_REQUEST_
Copy out each line of the material below that holds the string "uses".

_THE RECORDS_
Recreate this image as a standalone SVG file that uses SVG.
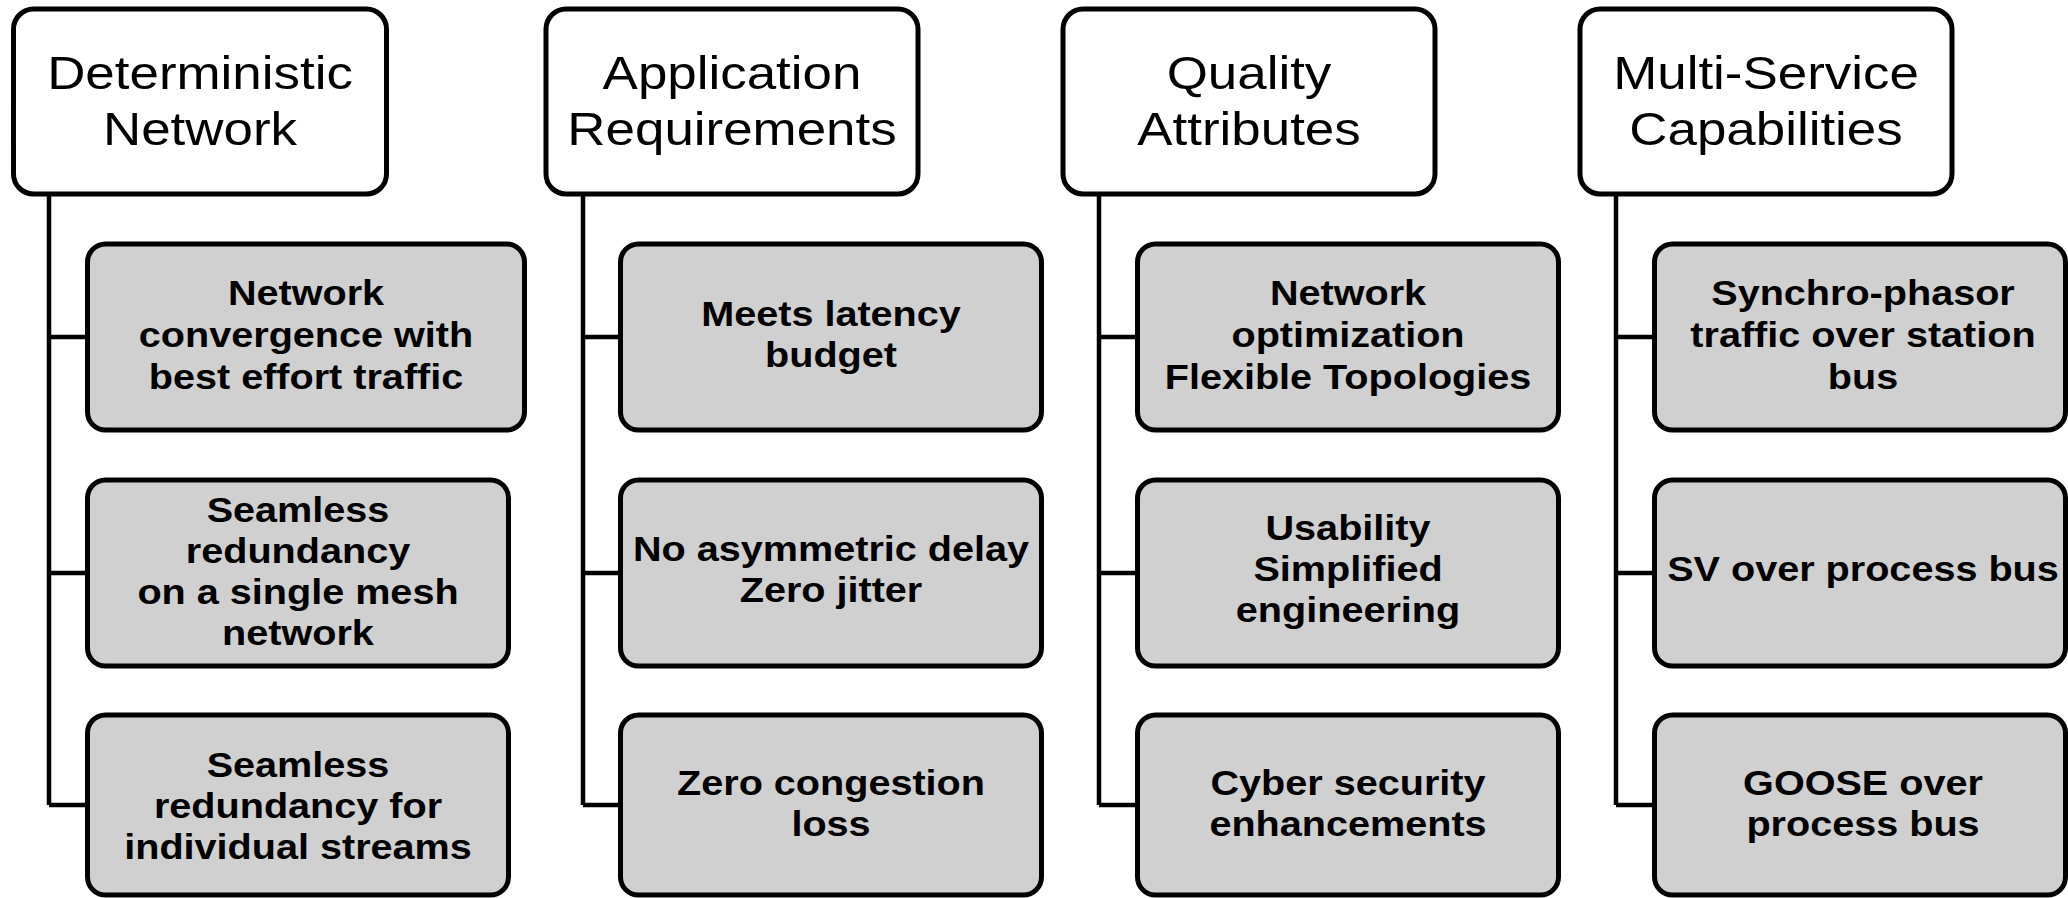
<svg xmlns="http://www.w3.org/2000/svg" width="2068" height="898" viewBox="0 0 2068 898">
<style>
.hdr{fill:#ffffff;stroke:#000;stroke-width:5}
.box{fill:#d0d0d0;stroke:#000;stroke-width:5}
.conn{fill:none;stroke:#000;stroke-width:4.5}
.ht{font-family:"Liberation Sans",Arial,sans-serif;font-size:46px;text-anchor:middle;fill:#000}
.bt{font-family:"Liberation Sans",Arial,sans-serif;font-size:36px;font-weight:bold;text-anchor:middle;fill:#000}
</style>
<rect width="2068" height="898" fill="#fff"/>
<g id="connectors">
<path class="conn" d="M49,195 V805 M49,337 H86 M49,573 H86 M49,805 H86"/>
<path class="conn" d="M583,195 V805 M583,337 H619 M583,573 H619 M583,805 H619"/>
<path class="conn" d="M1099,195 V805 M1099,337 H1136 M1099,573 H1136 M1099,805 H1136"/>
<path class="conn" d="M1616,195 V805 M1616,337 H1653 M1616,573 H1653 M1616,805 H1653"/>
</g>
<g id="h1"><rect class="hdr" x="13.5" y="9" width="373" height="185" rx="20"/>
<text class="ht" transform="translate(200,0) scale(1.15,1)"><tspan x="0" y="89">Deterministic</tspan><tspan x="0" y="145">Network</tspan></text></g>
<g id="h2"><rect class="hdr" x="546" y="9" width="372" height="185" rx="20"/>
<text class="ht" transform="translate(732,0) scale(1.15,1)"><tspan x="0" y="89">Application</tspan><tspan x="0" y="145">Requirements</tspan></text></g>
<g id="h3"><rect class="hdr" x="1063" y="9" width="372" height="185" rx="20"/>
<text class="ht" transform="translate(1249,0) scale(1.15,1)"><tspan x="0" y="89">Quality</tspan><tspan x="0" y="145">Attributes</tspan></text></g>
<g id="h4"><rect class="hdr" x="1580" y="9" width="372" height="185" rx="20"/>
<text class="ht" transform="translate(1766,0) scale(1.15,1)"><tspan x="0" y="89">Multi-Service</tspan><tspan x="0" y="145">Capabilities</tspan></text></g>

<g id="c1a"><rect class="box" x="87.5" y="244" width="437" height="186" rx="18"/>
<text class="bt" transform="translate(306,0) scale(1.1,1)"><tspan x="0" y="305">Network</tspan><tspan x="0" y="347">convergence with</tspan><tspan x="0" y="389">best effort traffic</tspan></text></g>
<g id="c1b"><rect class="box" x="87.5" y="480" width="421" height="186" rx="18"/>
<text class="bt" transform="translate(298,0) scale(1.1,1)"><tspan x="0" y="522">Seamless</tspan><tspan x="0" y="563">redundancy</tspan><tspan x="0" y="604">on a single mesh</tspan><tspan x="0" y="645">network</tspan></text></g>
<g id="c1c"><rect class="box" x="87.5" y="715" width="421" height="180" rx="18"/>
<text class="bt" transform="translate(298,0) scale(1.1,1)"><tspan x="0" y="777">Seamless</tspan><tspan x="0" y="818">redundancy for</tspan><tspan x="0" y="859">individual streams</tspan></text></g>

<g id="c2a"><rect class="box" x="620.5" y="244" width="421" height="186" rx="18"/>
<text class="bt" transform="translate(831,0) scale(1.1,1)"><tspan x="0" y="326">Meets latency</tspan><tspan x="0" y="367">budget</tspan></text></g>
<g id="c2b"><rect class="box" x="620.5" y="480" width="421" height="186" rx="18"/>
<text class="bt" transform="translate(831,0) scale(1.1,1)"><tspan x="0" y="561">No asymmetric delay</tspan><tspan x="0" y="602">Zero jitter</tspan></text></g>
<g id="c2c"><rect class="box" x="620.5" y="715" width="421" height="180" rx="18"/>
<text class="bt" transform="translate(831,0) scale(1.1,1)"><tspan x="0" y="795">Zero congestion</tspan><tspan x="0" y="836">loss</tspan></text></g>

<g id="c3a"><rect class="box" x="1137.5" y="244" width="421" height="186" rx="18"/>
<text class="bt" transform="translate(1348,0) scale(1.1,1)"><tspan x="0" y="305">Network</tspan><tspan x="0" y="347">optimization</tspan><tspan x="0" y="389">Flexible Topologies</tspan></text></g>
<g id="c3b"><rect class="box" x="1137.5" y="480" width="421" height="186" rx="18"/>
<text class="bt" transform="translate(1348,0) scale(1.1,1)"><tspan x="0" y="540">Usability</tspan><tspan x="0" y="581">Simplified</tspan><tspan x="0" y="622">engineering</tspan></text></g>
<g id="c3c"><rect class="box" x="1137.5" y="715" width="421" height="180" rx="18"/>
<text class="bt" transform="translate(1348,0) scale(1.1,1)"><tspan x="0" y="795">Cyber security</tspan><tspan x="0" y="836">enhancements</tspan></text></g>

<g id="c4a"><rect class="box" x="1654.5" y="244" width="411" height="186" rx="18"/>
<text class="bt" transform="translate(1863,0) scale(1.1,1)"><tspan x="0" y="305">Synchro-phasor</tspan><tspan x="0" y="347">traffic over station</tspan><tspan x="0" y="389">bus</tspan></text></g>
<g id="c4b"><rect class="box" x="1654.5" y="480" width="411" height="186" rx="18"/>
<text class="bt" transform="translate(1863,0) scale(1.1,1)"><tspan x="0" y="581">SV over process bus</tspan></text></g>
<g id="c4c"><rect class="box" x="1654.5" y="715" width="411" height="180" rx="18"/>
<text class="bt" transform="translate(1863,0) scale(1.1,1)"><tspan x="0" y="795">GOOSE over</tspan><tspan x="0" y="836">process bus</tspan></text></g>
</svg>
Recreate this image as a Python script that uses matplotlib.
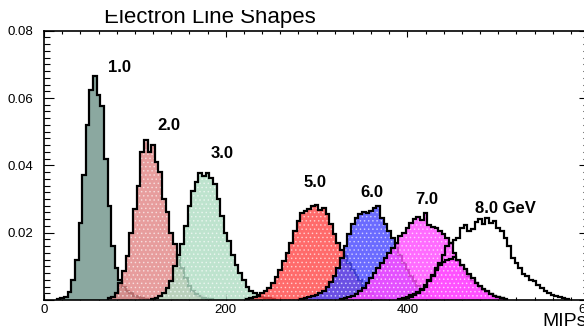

_REPLY TO THE TASK_
Recreate this image as a standalone SVG file that uses SVG.
Recreate this image as a Python script that uses matplotlib.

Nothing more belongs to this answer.